Then my newest issue of Cook's Country Magazine arrived, and I spotted their "Reduced Fat German Chocolate Cake, I felt a glimmer of hope. Is it possible, that my very favorite chocolate cake-- with that gooey, caramel coconut and pecan frosting-- could taste delicious and have a lot less calories and fat? Here's what Cook's Country (which is owned by Cooks Illustrated/America's Test Kitchen) had to say about this recipe "makeover":
- Although we usually don’t cut portion size to reduce calorie count, a triple-layer cake was too over-the-top. Two layers provided an ample serving.
- We rejected traditional German’s chocolate (which gave the cake its name), as it tastes more of sugar than anything else, and used a combination of chopped milk chocolate and Dutch-processed cocoa instead.
- For frosting with deep caramel flavor, we relied entirely on brown sugar.
- Fatty egg yolks typically thicken the frosting, but we found cornstarch worked equally well, without so many added calories.

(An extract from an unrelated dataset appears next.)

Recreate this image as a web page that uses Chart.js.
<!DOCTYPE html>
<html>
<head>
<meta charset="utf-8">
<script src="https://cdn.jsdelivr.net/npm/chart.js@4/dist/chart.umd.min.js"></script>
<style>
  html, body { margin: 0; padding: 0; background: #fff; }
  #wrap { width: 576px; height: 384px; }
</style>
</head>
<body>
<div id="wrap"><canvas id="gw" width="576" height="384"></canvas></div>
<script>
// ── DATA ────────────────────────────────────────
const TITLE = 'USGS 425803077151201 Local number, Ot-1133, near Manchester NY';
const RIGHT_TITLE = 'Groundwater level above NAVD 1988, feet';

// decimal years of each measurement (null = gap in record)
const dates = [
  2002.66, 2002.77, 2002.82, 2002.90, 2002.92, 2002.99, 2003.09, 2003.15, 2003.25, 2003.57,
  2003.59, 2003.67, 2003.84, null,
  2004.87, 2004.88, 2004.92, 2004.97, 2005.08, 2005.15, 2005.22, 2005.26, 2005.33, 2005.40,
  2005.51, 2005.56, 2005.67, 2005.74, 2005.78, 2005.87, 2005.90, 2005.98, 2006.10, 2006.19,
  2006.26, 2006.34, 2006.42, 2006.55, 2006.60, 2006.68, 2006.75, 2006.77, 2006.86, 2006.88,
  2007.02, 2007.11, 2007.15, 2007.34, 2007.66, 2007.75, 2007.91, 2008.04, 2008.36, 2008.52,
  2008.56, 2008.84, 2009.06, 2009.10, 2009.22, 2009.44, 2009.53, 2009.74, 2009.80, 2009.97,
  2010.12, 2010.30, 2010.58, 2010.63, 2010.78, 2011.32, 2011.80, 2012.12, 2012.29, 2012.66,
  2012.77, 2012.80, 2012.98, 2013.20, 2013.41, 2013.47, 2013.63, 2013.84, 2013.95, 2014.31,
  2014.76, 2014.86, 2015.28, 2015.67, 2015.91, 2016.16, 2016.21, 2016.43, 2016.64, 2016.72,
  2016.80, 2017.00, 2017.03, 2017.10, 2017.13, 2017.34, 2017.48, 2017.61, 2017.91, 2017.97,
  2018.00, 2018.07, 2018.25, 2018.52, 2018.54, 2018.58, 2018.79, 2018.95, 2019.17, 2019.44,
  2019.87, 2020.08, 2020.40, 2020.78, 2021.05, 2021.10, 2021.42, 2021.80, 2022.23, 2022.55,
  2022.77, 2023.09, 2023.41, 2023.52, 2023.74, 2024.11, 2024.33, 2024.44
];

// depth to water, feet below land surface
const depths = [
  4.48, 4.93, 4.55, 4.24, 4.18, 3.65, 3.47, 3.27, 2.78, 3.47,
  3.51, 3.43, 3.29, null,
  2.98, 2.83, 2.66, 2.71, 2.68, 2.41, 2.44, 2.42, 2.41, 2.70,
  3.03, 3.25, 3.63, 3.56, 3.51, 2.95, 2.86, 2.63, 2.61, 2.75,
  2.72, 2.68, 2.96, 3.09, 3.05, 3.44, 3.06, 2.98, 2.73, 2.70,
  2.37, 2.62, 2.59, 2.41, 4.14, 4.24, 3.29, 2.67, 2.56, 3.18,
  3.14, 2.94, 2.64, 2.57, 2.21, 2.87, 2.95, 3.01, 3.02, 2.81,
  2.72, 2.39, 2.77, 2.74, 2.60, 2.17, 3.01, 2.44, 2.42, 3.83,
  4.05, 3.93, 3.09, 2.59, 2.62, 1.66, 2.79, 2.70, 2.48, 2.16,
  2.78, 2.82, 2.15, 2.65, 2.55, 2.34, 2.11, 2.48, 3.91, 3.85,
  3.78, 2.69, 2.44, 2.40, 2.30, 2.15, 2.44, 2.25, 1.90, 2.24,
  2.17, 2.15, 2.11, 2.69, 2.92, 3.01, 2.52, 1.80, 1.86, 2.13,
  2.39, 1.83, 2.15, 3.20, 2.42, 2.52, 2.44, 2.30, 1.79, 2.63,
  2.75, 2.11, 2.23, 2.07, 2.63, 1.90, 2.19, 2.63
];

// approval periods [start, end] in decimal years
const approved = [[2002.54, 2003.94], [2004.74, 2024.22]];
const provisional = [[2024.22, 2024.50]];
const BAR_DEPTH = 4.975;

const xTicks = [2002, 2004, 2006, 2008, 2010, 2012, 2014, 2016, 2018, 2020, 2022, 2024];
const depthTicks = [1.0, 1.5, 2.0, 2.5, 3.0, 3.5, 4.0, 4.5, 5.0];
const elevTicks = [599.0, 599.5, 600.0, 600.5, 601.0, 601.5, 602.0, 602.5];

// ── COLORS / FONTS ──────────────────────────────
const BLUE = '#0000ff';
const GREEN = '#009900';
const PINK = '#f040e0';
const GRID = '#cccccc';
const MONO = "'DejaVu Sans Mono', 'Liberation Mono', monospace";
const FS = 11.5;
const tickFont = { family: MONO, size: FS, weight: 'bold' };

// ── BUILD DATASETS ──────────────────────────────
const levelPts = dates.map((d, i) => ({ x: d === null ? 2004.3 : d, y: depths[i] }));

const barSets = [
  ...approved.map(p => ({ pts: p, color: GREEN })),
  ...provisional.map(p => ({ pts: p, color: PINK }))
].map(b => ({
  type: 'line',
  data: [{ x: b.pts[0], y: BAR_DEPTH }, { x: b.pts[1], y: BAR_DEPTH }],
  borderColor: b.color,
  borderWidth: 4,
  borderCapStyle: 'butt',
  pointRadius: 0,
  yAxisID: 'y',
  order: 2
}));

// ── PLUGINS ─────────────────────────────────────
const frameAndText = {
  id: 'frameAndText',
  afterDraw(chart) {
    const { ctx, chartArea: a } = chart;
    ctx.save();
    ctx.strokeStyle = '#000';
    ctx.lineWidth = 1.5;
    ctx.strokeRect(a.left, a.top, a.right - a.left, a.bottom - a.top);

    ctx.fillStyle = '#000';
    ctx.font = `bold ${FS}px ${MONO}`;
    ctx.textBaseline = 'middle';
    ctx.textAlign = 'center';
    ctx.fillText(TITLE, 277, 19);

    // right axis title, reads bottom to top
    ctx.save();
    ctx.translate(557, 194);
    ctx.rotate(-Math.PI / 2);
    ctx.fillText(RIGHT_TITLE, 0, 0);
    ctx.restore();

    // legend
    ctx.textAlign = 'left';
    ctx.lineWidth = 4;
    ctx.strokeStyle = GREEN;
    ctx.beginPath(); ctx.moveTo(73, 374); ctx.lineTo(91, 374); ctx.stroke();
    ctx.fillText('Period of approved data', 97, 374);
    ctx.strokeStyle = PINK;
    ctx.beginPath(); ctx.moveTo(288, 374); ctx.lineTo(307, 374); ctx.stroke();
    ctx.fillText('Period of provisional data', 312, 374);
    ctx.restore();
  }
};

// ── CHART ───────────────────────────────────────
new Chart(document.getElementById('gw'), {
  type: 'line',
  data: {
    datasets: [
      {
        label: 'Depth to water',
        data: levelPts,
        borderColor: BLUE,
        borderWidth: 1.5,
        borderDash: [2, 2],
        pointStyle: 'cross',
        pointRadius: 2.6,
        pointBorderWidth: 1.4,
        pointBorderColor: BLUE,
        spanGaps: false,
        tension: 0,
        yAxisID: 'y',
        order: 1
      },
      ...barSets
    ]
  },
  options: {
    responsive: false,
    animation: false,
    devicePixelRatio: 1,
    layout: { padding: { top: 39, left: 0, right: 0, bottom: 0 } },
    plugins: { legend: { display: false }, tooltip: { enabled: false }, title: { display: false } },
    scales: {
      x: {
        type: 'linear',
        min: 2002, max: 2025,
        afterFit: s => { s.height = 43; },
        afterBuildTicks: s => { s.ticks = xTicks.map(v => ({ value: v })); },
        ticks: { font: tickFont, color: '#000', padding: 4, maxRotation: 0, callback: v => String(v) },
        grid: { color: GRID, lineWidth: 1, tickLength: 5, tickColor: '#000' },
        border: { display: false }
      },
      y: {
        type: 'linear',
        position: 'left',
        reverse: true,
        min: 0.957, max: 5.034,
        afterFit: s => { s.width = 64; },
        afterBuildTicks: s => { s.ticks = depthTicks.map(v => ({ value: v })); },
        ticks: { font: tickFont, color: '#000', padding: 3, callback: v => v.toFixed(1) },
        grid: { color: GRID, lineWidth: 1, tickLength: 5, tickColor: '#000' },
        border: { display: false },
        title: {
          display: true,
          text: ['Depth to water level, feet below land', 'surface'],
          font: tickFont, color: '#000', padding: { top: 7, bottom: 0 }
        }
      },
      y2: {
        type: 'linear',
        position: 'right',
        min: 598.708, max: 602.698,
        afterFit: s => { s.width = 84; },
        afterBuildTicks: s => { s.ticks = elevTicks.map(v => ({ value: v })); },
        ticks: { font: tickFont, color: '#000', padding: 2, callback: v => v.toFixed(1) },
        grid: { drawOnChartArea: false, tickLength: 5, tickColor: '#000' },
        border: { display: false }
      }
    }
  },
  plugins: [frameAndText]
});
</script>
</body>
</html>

- Traditional recipes have 740 calories, 45 grams of fat, and 23 grams of saturated fat per serving. Our changes brought the numbers down to 340 calories, 13 grams of fat, and 7 grams of saturated fat.
A few facts about German Chocolate cake-- You won't find this in Germany. Like Chop Suey being an American invented dish--so is German Chocolate Cake! This German Chocolate cake's main flavor component is that milk chocolate is used, rather than dark chocolate. While I really like my Dark Chocolate cake recipe, and this Chocolate Sheet Cake, I am a bigger fan of white chocolate (which isn't really chocolate) and milk chocolate.
To me, the flavor of a cake is in the proof of the batter. I liked the consistency, and it tasted good. The chocolate flavor was subtle, which is a good thing for someone who isn't a big fan of dark chocolate-- and I accept that I'm probably in the minority.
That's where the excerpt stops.